1.0.3 • Published 8 years ago
configurable-html-parser v1.0.3
HTML Body Parser
Parse html document with a specific configuration object.
Install
npm install configurable-html-parser
Usage
Parser my personal github repositories for an example.
var request = require('request');
var parser = require('../lib/parser.js');
request('https://github.com/Herobs?tab=repositories', function(err, res, body) {
console.log(parser(body, {
author: {
selector: 'h1.vcard-names > span.vcard-username'
},
repositories: {
selector: 'ul.repo-list.js-repo-list > li',
children: {
name: {
selector: 'h3.repo-list-name',
regexp: /<a[\s\S]*?>([\s\S]*?)<\/a>/
},
url: {
selector: 'h3.repo-list-name',
regexp: /<a\s+href="([\s\S]*?)">([\s\S]*?)<\/a>/
},
desc: {
selector: 'p.repo-list-description'
}
}
}
}));
});
Parser will return an object which construction match the configuration object. The first param is the html body will be parsed, and the second is the configuration object. The configuration rule as following:
- each key - value as a output item.
selector
is the css selector apply to current dom context.regexp
is a regular expression to extract data exactly.childMatch
is the regular expression child match.
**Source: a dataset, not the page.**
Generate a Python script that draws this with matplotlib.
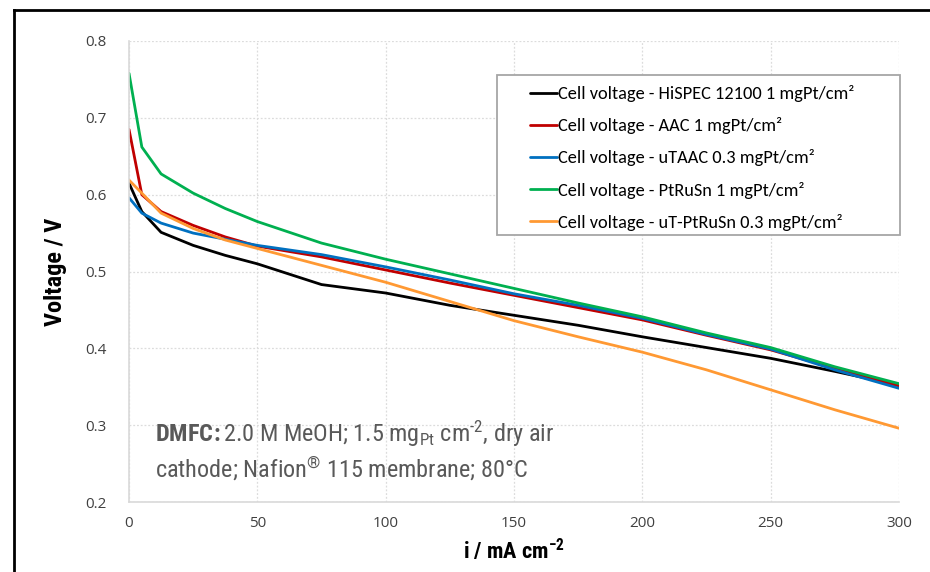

If not specified and there is a child match, the first child match will be returned, or the full match string will be returned.children
is context flag, if specified, current context passed to the children, and will parse the children recursively.
example output:
{
author: 'Herobs',
repositories:
[{
name: 'body-parser',
url: '/Herobs/body-parser',
desc: 'html body parser using a configuration object.'
}, {
name: 'GhostTheme',
url: '/Herobs/GhostTheme',
desc: 'Theme for Ghost'
}]
}
License
This package released under MIT license.